--- BEGIN Data provided ---
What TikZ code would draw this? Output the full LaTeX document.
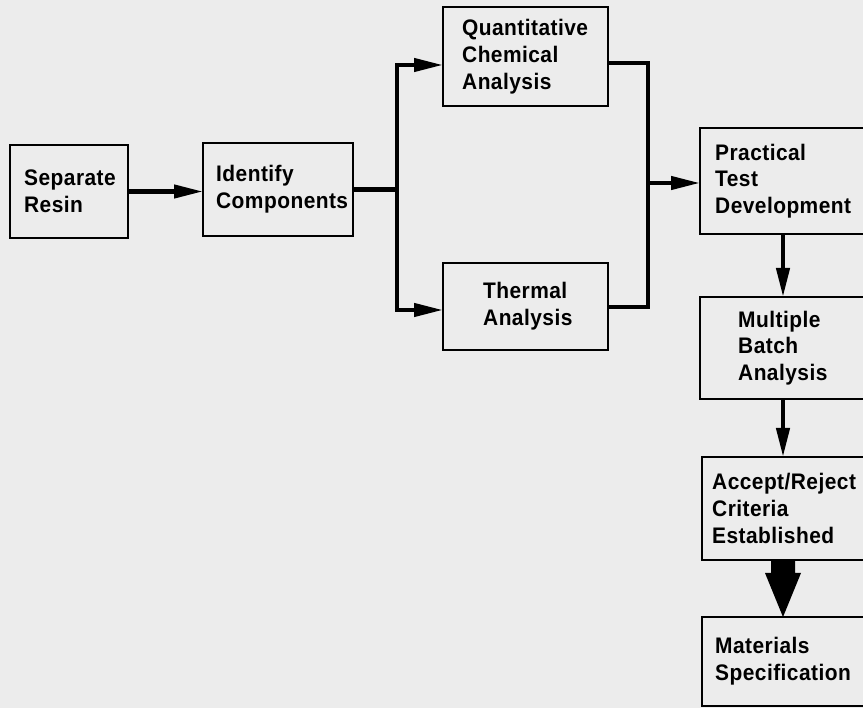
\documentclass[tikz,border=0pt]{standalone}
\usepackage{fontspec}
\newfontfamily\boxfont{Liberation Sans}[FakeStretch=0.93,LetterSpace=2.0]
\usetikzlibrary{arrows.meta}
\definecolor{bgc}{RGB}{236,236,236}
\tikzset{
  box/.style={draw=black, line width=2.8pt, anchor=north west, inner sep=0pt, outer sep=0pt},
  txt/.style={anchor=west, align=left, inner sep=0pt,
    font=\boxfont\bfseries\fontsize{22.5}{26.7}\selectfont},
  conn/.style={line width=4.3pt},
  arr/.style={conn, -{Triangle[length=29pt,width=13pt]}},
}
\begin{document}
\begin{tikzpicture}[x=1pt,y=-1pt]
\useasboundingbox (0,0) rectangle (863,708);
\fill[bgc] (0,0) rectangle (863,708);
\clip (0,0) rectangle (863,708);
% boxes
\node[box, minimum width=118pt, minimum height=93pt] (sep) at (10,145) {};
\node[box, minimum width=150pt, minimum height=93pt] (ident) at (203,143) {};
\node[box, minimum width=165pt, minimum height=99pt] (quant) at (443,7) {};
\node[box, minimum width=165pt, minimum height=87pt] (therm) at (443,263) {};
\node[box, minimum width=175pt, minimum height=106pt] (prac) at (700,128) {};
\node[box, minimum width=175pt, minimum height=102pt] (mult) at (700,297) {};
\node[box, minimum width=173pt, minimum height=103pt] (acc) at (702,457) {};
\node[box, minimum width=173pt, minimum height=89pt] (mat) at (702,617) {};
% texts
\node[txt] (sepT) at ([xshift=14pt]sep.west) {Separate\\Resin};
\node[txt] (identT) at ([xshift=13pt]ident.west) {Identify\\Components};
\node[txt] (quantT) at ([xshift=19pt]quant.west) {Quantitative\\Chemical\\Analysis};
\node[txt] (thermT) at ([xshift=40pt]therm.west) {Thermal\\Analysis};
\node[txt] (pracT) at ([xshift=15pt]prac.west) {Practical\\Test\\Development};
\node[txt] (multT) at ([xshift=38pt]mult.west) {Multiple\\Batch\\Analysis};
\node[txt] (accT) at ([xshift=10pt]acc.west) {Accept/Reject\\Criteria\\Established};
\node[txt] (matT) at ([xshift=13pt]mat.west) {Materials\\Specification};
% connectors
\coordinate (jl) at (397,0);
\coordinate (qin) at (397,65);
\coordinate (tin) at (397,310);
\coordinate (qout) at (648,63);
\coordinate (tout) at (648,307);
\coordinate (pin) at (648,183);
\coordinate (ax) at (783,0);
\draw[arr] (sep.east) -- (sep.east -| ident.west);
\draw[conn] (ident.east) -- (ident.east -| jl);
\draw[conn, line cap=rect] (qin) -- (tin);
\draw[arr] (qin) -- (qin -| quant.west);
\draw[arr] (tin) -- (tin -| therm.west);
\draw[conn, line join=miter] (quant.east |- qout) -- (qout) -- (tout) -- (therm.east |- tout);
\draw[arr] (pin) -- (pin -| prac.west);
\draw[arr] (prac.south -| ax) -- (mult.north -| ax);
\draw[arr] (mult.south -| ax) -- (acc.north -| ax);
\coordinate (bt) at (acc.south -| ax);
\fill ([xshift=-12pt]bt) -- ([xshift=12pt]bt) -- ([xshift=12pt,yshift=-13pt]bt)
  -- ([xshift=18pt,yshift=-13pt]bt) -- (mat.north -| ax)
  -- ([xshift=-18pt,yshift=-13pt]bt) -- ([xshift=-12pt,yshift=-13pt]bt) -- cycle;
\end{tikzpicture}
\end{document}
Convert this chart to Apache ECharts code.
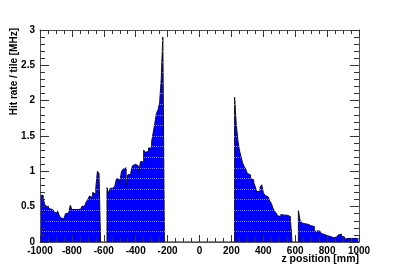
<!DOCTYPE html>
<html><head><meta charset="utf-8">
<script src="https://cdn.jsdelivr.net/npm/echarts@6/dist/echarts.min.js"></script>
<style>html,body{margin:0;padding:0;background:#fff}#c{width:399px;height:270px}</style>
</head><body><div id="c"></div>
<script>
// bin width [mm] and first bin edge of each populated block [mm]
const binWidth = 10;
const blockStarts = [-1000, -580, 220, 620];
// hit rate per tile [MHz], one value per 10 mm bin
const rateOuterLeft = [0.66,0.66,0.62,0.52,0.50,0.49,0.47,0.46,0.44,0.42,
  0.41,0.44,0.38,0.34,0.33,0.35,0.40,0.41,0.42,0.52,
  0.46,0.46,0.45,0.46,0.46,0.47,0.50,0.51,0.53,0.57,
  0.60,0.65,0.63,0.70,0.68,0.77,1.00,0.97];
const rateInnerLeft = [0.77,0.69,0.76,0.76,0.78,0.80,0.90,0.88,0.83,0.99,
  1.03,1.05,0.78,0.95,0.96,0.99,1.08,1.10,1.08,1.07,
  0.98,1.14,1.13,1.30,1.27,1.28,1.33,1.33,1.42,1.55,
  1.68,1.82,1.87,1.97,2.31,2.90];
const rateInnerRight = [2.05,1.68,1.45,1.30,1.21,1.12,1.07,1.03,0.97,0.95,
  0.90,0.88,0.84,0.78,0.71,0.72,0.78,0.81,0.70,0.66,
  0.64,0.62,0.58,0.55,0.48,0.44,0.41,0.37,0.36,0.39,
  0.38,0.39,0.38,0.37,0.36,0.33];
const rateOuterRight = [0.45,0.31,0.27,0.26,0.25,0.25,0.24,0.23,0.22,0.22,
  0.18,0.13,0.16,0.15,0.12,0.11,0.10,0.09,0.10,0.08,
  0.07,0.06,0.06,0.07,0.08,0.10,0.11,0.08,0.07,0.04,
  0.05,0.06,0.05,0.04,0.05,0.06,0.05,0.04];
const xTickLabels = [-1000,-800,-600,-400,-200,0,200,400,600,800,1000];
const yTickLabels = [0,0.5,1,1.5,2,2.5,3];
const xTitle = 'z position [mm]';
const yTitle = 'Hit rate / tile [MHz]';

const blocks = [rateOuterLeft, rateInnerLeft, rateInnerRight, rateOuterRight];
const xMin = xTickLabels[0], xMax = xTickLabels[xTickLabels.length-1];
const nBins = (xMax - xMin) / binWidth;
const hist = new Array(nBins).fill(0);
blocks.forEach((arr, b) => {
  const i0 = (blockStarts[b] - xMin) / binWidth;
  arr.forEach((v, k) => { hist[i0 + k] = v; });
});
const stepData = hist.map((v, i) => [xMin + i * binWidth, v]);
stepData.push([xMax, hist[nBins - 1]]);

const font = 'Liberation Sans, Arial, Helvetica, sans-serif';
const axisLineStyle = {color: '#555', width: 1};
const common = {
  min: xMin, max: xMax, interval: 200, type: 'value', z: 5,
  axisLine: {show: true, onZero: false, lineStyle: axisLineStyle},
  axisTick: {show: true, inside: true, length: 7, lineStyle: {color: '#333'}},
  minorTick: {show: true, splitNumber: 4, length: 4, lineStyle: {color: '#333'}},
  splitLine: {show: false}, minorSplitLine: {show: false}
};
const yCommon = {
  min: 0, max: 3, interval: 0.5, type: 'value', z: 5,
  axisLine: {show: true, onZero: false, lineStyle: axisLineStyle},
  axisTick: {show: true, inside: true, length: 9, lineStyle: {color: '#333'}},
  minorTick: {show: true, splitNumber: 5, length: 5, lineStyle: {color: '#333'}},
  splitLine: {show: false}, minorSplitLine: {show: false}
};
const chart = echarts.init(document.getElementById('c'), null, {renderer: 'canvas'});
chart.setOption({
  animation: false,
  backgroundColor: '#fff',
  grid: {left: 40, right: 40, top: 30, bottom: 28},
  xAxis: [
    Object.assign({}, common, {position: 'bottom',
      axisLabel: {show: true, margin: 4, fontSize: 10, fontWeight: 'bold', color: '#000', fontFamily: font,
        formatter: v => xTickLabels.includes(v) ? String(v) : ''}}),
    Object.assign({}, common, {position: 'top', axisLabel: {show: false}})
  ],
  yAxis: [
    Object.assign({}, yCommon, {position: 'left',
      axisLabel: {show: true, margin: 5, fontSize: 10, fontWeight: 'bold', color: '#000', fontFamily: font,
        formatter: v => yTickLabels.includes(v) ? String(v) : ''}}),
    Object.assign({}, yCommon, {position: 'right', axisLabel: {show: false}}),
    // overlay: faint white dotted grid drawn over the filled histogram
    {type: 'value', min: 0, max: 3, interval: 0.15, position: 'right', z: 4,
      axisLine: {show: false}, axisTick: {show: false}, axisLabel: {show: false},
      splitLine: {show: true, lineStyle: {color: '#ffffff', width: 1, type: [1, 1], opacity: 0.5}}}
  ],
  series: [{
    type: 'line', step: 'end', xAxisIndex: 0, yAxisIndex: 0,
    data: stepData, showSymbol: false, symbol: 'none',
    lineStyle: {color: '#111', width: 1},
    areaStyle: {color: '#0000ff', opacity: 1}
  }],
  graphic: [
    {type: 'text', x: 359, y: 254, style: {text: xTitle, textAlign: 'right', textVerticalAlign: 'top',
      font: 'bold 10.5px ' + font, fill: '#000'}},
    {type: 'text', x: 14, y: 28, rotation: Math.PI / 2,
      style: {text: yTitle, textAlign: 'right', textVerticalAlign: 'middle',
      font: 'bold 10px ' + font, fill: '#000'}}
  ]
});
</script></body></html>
--- END Data provided ---
▶ **The problem**
Repeat only the lines from the one with "Convert this chart to Apache ECharts code." down to the one with "const yTitle = 'Hit rate / tile [MHz]';", word for word and both included, and leave the pictures out.

▶ **Answer to the problem**
Convert this chart to Apache ECharts code.
<!DOCTYPE html>
<html><head><meta charset="utf-8">
<script src="https://cdn.jsdelivr.net/npm/echarts@6/dist/echarts.min.js"></script>
<style>html,body{margin:0;padding:0;background:#fff}#c{width:399px;height:270px}</style>
</head><body><div id="c"></div>
<script>
// bin width [mm] and first bin edge of each populated block [mm]
const binWidth = 10;
const blockStarts = [-1000, -580, 220, 620];
// hit rate per tile [MHz], one value per 10 mm bin
const rateOuterLeft = [0.66,0.66,0.62,0.52,0.50,0.49,0.47,0.46,0.44,0.42,
  0.41,0.44,0.38,0.34,0.33,0.35,0.40,0.41,0.42,0.52,
  0.46,0.46,0.45,0.46,0.46,0.47,0.50,0.51,0.53,0.57,
  0.60,0.65,0.63,0.70,0.68,0.77,1.00,0.97];
const rateInnerLeft = [0.77,0.69,0.76,0.76,0.78,0.80,0.90,0.88,0.83,0.99,
  1.03,1.05,0.78,0.95,0.96,0.99,1.08,1.10,1.08,1.07,
  0.98,1.14,1.13,1.30,1.27,1.28,1.33,1.33,1.42,1.55,
  1.68,1.82,1.87,1.97,2.31,2.90];
const rateInnerRight = [2.05,1.68,1.45,1.30,1.21,1.12,1.07,1.03,0.97,0.95,
  0.90,0.88,0.84,0.78,0.71,0.72,0.78,0.81,0.70,0.66,
  0.64,0.62,0.58,0.55,0.48,0.44,0.41,0.37,0.36,0.39,
  0.38,0.39,0.38,0.37,0.36,0.33];
const rateOuterRight = [0.45,0.31,0.27,0.26,0.25,0.25,0.24,0.23,0.22,0.22,
  0.18,0.13,0.16,0.15,0.12,0.11,0.10,0.09,0.10,0.08,
  0.07,0.06,0.06,0.07,0.08,0.10,0.11,0.08,0.07,0.04,
  0.05,0.06,0.05,0.04,0.05,0.06,0.05,0.04];
const xTickLabels = [-1000,-800,-600,-400,-200,0,200,400,600,800,1000];
const yTickLabels = [0,0.5,1,1.5,2,2.5,3];
const xTitle = 'z position [mm]';
const yTitle = 'Hit rate / tile [MHz]';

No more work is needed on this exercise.